Accompanying the recent high density integration of semiconductor devices, techniques for accurate micron sized processing during their fabrication processes are required to be developed. In internal wiring processing using sputtering systems, for example, it is necessary to fill contact holes having small diameters and large depths, i.e., high aspect ratios, with sputtered particles. But generally the known sputtering processes have low step coverage characteristics, and as the cavities of the contact holes have larger aspect ratios, wiring discontinuities tend to occur at the bottom of the holes. This is a problem of the conventional technology.
As a countermeasure to this problem there has been recently used a sputtering system including a collimator 5 which comprises, as shown in FIGS. 10 and 11, a plurality of circular through-holes 5a or a honeycomb of through-holes FIG. formed through a metal plate of, e.g., steel, or an insulating plate made of ceramic. The collimator 5 is positioned between a target and objects to be processed to restrict the directions of travel of the sputtered particles in a cos .theta. distribution from the target so that only selected particles substantially perpendicularly bombard the surfaces of the objects to be processed, whereby improved step coverage is obtained. By the use of such collimator, a step coverage is obtained which is improved by about three times the usual step coverage for contact holes of aspect ratios of above 3.0 which are required in the fabrication of, e.g., 64M DRAMs.
But collimators used in sputtering systems for the improvement of step coverage sometimes cause large amounts of particles, depending on materials of the collimators, to be formed. For example, in forming an ohmic contact layer between an electrode/wiring material, and silicon, as shown in FIG. 12, a titanium film 73 as a contact layer is formed on a silicon substrate 70, and a titanium nitride film 74 is formed as a barrier layer for prevention of reaction between the electrode/wiring material and the silicon, and as an adhesion layer, when the electrode/wiring material is CVD tungsten 75. But a problem is that titanium nitride, which is stable and hard to react, has poor adhesion and more easily peels than titanium, causing particles to be formed.

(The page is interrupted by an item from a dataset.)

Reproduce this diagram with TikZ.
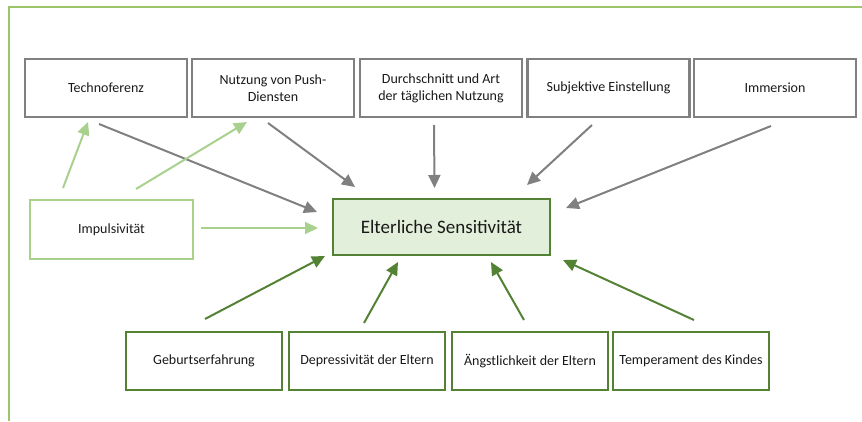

Titanium nitride is generally sputtered by reactive sputtering, because titanium nitride as a target material is not commercially available. In this reactive sputtering, discharge is conducted with argon and nitrogen gases, which are usual sputtering gases, being introduced into a processing chamber at required flow rates to nitrify the titanium near the surface of the target or the surfaces of the wafers to form titanium nitride films. But because titanium, which is unstable and active, tends to be contaminated by a residue of the gases in vacuum, titanium sputtering and titanium nitride reactive sputtering cannot be conducted by using one and the same titanium target. Accordingly, the sputtering and the reactive sputtering must be conducted in different processing chambers, or the surface of the target must be cleaned before the titanium sputtering, which has been a serious barrier to improvement of productivity.